What is needed: Under this line sits a listing. Repeat exactly and only its lines from the one holding "Write the Plotly code for this chart." through the one holding "W, H = 673, 366"; skip pictures.

Collection entries:
__________
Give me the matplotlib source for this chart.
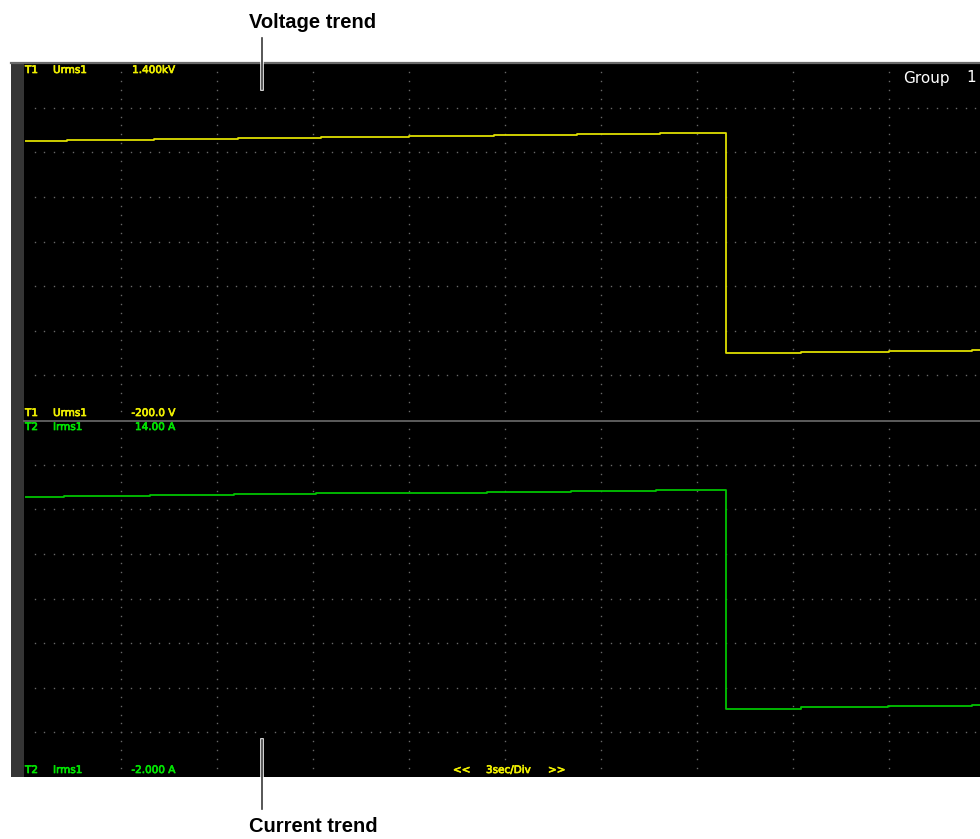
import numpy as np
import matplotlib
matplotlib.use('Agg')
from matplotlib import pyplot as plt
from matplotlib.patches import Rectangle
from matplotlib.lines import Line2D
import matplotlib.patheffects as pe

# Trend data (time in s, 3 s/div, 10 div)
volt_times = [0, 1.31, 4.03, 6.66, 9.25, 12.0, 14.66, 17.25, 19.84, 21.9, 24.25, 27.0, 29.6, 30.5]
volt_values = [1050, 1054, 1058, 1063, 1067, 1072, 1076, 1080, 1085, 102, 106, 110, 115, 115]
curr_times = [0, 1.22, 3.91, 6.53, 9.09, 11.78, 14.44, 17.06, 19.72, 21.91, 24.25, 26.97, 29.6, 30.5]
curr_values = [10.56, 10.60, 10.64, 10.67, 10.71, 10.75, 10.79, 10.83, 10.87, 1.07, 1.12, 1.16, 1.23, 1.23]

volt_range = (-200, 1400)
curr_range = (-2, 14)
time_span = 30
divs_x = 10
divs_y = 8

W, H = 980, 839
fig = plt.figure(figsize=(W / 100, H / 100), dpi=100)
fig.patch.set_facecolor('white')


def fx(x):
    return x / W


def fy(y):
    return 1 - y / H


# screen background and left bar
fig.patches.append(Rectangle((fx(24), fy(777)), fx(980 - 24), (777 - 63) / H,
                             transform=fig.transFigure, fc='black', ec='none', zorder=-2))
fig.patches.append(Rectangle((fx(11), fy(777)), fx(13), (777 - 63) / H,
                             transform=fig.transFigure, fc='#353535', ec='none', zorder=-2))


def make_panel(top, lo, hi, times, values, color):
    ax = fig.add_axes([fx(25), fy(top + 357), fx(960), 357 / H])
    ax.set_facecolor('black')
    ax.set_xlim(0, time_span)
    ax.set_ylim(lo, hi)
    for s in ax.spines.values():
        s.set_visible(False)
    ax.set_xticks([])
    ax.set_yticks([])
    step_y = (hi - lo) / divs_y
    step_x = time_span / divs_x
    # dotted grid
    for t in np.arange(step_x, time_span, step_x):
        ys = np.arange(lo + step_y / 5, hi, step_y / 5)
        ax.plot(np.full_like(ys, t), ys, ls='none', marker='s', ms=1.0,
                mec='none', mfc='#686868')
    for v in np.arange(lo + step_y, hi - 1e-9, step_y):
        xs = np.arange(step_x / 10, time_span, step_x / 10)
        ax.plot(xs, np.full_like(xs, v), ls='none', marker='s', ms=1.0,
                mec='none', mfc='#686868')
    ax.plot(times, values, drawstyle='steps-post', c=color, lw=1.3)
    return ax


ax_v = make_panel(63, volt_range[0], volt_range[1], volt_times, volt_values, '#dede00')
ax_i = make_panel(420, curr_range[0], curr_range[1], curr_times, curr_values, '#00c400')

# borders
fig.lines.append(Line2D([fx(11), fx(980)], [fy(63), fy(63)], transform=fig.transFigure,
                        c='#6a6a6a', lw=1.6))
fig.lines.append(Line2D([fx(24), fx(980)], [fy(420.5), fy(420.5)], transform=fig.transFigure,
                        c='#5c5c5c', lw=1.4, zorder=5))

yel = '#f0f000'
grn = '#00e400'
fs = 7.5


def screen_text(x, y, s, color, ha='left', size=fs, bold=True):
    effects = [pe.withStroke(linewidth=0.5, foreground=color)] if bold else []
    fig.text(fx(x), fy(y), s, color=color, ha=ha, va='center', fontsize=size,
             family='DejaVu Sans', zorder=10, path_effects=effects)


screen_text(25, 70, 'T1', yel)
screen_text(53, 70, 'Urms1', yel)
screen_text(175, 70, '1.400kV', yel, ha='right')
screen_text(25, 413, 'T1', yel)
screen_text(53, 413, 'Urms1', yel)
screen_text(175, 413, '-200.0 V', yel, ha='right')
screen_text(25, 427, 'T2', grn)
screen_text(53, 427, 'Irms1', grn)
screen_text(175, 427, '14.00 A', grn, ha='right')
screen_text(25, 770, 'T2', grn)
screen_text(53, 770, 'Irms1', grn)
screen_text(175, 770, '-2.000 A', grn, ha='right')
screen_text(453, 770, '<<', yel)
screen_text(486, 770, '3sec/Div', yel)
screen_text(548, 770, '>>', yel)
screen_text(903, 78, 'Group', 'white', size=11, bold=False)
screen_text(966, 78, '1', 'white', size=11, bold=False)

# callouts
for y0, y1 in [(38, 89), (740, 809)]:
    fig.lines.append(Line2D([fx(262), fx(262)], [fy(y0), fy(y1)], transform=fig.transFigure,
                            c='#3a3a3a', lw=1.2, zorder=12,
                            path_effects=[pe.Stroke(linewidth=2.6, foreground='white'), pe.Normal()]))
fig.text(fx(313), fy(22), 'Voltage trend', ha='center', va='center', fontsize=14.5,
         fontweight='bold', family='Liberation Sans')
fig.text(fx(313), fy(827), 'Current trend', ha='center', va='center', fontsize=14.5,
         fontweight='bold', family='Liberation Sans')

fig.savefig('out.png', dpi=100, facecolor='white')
__________
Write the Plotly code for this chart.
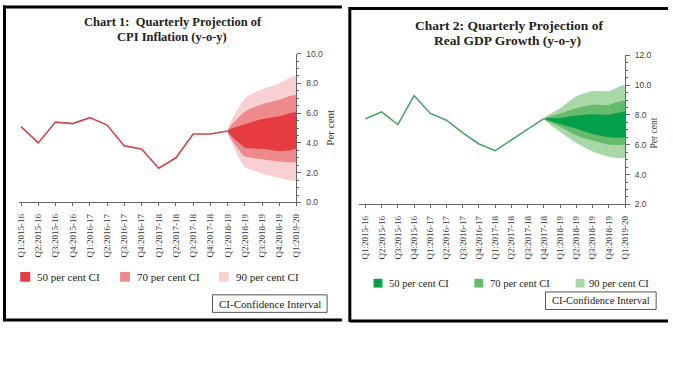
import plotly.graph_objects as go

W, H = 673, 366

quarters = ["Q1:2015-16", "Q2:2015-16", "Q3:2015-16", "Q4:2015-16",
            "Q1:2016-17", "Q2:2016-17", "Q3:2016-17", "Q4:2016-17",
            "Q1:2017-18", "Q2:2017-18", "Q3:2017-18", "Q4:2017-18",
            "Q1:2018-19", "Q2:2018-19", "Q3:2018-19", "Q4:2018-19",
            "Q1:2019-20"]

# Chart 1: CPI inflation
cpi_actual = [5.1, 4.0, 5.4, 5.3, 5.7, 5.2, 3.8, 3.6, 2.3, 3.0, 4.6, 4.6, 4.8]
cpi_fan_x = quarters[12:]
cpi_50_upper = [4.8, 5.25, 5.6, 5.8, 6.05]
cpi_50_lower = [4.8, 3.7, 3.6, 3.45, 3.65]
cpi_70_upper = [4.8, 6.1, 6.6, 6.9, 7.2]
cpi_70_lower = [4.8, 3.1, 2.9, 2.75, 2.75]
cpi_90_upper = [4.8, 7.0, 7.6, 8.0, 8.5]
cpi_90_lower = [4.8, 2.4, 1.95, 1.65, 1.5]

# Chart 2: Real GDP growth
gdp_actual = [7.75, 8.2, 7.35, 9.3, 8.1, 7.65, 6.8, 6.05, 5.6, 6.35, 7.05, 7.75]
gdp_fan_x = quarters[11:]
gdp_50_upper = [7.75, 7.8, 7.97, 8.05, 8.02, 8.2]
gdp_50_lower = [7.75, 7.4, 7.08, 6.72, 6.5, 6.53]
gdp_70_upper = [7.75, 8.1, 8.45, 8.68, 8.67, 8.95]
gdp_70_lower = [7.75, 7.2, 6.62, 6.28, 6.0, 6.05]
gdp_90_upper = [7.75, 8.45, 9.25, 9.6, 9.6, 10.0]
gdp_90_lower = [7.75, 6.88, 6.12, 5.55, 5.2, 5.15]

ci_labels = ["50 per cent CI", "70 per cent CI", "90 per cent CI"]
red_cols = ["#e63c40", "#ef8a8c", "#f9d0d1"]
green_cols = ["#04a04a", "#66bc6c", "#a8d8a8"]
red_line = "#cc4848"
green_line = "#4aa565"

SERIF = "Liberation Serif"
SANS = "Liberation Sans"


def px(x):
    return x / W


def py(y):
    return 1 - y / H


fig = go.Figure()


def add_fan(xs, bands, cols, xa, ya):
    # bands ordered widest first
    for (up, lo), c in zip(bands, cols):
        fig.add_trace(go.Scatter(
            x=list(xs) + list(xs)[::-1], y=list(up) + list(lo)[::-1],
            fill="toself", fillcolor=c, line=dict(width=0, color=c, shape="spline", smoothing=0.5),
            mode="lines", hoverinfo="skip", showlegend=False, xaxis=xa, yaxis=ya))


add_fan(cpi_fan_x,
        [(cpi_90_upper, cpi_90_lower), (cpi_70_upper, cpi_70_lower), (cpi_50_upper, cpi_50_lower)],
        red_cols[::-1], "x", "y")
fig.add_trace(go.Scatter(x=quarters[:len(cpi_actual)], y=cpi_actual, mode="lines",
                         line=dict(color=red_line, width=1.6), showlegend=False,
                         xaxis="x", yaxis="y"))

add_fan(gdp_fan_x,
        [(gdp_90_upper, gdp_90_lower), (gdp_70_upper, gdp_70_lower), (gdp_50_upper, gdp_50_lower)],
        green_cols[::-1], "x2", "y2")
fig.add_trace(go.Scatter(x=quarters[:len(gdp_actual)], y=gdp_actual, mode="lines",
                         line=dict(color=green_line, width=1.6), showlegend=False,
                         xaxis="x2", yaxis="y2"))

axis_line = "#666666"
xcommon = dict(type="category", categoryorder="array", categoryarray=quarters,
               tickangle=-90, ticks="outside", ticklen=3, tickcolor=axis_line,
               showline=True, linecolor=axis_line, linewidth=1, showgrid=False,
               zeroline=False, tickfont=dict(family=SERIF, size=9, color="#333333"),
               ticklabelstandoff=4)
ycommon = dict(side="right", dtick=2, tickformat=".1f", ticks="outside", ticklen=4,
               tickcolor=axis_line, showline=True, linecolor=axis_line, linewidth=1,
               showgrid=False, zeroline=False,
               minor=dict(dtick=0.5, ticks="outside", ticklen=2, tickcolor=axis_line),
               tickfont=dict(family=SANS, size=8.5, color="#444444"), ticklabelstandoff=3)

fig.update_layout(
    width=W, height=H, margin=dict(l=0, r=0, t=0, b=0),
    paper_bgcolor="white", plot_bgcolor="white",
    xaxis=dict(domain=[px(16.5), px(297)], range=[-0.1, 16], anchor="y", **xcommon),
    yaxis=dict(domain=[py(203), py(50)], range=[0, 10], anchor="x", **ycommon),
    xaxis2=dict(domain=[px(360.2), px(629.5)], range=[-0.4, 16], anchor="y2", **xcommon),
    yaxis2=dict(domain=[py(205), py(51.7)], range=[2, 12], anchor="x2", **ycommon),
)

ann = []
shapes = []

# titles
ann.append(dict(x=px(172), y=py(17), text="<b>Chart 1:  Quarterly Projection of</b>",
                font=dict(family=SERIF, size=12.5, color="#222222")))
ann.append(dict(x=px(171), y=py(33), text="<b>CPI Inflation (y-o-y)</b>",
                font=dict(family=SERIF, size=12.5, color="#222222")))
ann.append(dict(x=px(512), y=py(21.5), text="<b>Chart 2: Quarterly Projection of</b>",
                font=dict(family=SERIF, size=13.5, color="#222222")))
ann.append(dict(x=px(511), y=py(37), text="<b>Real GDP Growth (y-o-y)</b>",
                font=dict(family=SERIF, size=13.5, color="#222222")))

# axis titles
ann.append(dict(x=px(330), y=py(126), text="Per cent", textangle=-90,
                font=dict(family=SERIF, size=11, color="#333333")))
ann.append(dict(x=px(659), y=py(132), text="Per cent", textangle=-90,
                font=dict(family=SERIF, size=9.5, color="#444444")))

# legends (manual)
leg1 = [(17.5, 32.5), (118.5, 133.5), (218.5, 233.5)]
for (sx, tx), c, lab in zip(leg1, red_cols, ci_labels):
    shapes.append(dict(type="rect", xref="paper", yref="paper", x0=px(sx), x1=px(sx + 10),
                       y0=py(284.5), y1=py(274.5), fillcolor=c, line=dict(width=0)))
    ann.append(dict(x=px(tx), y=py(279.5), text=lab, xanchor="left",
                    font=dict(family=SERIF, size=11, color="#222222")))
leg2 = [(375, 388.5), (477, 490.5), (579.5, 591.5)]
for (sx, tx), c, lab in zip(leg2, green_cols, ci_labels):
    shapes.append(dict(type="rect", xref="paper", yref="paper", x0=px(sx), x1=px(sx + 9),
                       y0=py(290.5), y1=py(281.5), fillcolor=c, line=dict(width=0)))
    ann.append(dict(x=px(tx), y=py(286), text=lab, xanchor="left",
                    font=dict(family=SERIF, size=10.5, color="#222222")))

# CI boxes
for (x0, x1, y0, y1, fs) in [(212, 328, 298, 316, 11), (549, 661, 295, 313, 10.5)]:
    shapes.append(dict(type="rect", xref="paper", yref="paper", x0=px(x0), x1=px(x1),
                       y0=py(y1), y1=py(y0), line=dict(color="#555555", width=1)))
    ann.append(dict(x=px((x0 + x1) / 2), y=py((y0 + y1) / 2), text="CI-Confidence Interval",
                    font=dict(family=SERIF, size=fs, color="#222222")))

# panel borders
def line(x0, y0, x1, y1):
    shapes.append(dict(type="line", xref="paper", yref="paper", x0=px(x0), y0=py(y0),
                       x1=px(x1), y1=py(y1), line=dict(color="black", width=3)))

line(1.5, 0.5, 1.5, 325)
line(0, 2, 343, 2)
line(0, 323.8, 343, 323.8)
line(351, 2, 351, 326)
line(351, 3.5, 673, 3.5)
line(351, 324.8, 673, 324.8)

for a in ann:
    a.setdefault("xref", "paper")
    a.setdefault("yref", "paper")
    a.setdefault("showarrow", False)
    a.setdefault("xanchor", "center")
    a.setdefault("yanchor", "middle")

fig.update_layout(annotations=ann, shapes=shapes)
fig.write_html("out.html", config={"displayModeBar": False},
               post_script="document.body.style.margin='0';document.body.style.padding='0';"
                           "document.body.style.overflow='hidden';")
__________
Answer to this problem:
Write the Plotly code for this chart.
import plotly.graph_objects as go

W, H = 673, 366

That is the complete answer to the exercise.